§ Description of the task: Leave the pictures out and quote every line from the start of the listing to the line with "virus in wastewater</div>", inclusive.

+ + + + +

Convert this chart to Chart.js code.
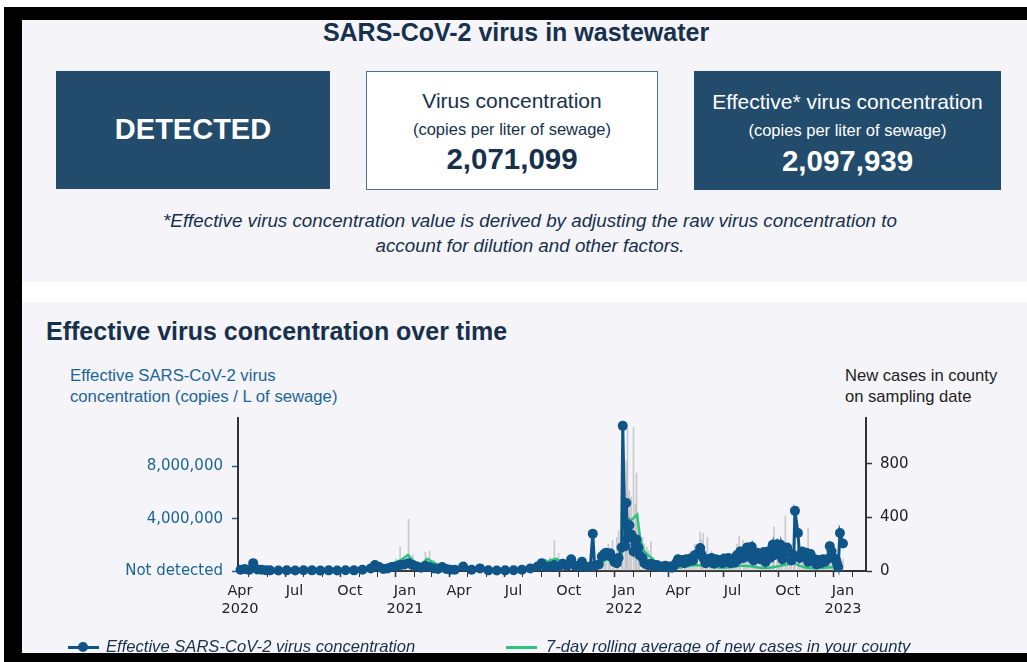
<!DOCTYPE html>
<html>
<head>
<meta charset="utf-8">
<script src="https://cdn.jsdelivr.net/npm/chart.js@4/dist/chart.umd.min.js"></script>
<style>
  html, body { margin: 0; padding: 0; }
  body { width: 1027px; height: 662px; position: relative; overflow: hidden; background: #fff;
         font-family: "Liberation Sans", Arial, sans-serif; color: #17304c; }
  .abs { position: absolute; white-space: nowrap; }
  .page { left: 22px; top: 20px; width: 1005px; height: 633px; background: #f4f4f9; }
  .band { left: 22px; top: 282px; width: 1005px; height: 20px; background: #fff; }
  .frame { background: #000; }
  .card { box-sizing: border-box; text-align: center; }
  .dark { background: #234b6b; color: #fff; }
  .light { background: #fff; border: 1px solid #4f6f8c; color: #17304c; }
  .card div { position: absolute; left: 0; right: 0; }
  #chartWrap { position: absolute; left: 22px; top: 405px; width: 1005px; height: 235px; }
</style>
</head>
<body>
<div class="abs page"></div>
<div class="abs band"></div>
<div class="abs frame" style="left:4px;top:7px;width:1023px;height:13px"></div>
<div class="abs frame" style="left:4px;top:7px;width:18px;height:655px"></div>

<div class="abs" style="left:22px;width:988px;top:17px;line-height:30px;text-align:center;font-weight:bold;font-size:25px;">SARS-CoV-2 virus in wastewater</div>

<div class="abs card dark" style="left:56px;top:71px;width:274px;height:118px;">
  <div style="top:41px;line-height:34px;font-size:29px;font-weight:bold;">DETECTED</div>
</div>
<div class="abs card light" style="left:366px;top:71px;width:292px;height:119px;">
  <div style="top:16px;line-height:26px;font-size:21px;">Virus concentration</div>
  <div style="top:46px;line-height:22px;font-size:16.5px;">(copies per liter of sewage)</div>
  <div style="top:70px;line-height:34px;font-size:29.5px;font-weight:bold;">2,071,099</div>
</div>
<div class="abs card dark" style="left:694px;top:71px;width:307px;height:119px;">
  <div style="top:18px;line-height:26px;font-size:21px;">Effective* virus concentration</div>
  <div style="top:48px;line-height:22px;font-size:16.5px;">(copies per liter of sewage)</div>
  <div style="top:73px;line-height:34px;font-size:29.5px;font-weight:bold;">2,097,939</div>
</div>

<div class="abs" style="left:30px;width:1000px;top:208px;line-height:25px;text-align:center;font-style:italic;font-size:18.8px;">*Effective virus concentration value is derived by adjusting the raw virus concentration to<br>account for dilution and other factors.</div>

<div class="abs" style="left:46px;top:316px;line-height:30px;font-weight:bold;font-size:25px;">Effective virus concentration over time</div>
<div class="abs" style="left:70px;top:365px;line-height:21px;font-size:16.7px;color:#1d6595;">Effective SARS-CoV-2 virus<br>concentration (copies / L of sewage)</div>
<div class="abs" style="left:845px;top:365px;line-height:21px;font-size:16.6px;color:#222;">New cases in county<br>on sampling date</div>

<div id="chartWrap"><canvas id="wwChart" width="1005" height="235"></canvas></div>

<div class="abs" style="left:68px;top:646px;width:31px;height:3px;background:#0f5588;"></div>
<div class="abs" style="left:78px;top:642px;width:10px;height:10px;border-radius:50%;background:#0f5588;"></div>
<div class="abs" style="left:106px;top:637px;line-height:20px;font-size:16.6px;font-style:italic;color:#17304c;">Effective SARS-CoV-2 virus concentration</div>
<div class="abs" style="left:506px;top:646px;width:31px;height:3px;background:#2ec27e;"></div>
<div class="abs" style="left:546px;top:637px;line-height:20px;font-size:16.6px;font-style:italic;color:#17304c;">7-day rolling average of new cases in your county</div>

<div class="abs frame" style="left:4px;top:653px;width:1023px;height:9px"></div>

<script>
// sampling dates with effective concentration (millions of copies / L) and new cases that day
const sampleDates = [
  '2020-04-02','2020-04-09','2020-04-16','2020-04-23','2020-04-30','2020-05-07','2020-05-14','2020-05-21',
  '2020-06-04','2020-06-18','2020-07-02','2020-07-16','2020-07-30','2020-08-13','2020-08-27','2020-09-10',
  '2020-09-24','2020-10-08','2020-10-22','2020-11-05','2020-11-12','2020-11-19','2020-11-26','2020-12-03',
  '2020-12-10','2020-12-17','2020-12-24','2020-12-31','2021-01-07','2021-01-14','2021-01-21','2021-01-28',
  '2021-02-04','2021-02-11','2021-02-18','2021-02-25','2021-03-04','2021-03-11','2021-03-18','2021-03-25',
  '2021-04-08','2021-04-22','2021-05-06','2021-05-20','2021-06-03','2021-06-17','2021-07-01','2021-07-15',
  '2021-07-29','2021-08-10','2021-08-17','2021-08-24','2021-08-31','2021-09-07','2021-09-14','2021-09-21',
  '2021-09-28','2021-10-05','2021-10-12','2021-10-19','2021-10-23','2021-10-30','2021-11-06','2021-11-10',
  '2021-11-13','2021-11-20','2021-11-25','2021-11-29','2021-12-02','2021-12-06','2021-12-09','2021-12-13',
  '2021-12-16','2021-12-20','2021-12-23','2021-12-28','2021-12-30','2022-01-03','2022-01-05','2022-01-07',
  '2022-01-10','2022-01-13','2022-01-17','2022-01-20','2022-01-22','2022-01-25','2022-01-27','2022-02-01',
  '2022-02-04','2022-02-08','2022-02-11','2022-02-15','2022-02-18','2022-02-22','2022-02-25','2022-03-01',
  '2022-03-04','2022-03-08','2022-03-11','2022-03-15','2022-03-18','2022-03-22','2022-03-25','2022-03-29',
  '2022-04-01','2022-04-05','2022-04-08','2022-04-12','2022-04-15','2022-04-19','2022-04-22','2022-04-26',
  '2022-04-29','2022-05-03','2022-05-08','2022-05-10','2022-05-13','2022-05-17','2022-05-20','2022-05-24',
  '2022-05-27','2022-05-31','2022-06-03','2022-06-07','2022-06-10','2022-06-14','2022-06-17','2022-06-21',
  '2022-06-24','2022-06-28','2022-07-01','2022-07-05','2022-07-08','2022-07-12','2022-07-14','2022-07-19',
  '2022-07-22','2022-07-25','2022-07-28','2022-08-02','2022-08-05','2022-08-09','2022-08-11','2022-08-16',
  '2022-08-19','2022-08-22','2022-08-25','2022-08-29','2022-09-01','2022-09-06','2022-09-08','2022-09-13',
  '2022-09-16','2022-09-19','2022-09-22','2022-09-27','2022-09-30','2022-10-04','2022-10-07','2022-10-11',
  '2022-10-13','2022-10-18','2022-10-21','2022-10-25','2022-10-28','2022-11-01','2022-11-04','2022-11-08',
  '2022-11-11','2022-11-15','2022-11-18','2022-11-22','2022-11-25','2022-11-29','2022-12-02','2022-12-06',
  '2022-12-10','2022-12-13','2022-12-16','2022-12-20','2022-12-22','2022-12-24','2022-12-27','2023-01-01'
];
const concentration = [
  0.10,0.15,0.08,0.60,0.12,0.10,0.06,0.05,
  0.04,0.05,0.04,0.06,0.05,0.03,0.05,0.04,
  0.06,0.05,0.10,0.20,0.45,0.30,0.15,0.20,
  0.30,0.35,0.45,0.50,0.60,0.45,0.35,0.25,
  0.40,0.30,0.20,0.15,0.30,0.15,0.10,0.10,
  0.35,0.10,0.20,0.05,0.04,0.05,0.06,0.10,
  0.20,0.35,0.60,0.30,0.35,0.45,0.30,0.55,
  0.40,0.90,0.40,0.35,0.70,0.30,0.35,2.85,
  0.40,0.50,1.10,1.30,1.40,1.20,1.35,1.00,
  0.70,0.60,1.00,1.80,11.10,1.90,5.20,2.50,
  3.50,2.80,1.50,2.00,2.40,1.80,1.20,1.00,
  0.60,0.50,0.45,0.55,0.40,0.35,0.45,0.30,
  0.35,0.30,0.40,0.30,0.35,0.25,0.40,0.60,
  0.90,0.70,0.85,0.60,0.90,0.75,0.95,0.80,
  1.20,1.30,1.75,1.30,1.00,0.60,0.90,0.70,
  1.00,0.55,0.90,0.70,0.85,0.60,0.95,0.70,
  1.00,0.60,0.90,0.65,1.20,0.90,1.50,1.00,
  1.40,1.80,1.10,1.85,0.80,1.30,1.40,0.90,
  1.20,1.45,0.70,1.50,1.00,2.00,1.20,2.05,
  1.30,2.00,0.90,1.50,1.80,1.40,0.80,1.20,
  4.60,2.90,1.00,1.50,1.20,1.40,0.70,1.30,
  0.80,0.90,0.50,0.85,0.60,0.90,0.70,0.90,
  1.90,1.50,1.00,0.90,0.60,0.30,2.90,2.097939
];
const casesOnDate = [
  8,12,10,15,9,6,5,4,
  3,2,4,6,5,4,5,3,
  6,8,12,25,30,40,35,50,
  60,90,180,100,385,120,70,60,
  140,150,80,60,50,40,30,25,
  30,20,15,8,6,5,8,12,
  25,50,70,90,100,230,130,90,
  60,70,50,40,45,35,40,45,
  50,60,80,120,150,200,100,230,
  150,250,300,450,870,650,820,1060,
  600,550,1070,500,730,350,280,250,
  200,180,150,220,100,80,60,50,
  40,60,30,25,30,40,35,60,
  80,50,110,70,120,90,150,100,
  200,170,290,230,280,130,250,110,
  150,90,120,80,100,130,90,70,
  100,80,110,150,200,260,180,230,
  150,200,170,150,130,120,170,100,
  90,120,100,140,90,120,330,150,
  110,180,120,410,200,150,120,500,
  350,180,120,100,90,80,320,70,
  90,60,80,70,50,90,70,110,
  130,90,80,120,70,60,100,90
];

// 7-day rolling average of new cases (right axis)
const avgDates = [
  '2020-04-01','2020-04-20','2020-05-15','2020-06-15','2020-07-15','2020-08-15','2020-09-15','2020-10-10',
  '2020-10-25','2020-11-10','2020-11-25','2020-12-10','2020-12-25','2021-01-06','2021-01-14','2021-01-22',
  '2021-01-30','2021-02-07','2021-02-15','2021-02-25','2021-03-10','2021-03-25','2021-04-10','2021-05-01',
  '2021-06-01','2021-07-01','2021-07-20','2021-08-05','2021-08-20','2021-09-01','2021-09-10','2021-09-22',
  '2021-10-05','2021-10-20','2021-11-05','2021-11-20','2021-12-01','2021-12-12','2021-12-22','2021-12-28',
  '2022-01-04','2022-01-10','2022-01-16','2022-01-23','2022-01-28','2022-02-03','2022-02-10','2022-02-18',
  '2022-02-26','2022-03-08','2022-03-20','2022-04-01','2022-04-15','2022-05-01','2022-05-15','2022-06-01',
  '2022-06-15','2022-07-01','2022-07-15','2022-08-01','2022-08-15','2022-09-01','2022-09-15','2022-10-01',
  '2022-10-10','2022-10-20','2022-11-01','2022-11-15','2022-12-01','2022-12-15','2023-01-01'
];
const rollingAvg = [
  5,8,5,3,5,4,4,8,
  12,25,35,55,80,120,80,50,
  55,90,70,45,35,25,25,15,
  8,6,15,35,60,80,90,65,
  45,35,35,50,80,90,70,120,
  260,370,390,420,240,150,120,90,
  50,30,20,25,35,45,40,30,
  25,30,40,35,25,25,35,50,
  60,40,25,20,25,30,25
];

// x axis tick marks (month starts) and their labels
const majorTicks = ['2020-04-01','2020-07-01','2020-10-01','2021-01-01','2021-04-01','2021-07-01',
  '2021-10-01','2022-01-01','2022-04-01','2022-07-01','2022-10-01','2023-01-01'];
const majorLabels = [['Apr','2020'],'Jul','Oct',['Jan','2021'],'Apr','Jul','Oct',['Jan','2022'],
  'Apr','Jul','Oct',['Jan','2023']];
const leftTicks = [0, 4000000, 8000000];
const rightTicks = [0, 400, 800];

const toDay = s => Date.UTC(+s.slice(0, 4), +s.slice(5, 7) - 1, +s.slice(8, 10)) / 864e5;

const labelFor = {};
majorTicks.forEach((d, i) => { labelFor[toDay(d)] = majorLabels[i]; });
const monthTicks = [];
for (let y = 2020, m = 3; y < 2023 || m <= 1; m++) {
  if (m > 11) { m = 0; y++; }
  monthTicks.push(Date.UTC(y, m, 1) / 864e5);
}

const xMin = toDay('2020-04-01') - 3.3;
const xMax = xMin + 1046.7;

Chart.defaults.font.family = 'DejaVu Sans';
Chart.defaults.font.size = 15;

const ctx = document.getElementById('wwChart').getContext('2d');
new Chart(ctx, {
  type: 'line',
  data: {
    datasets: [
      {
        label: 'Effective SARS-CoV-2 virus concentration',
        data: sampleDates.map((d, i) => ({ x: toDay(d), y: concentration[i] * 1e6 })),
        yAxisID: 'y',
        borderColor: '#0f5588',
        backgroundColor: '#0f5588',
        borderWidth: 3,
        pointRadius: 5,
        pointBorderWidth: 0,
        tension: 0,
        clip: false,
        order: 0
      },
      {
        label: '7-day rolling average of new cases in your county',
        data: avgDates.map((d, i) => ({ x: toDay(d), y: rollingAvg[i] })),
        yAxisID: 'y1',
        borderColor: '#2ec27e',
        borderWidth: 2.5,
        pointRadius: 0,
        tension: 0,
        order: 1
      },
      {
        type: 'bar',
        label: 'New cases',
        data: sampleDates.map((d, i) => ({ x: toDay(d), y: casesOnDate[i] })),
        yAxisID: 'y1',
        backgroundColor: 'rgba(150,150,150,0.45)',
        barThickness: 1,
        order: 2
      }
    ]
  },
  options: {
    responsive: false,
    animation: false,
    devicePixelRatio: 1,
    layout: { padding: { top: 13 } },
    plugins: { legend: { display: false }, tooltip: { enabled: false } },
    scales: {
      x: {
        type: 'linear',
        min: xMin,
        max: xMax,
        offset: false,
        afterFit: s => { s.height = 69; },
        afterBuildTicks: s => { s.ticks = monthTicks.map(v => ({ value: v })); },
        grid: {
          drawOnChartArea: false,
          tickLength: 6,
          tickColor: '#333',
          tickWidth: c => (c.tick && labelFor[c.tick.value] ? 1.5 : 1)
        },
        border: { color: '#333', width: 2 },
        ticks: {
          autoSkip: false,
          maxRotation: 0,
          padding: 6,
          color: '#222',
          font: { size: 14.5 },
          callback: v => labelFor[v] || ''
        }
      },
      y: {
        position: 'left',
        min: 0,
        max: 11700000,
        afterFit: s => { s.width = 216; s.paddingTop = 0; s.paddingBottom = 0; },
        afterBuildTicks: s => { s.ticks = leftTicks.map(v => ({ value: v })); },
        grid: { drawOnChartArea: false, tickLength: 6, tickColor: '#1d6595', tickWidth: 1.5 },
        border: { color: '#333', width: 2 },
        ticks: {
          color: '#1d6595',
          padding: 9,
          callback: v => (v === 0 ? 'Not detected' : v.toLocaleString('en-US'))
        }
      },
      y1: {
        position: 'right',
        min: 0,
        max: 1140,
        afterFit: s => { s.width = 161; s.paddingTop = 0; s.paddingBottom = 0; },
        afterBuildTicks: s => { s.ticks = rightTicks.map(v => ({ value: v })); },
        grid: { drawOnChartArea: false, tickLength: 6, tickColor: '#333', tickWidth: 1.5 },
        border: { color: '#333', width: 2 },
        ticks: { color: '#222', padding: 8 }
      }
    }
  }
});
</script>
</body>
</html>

+ + + + +

§ Written response:
Convert this chart to Chart.js code.
<!DOCTYPE html>
<html>
<head>
<meta charset="utf-8">
<script src="https://cdn.jsdelivr.net/npm/chart.js@4/dist/chart.umd.min.js"></script>
<style>
  html, body { margin: 0; padding: 0; }
  body { width: 1027px; height: 662px; position: relative; overflow: hidden; background: #fff;
         font-family: "Liberation Sans", Arial, sans-serif; color: #17304c; }
  .abs { position: absolute; white-space: nowrap; }
  .page { left: 22px; top: 20px; width: 1005px; height: 633px; background: #f4f4f9; }
  .band { left: 22px; top: 282px; width: 1005px; height: 20px; background: #fff; }
  .frame { background: #000; }
  .card { box-sizing: border-box; text-align: center; }
  .dark { background: #234b6b; color: #fff; }
  .light { background: #fff; border: 1px solid #4f6f8c; color: #17304c; }
  .card div { position: absolute; left: 0; right: 0; }
  #chartWrap { position: absolute; left: 22px; top: 405px; width: 1005px; height: 235px; }
</style>
</head>
<body>
<div class="abs page"></div>
<div class="abs band"></div>
<div class="abs frame" style="left:4px;top:7px;width:1023px;height:13px"></div>
<div class="abs frame" style="left:4px;top:7px;width:18px;height:655px"></div>

<div class="abs" style="left:22px;width:988px;top:17px;line-height:30px;text-align:center;font-weight:bold;font-size:25px;">SARS-CoV-2 virus in wastewater</div>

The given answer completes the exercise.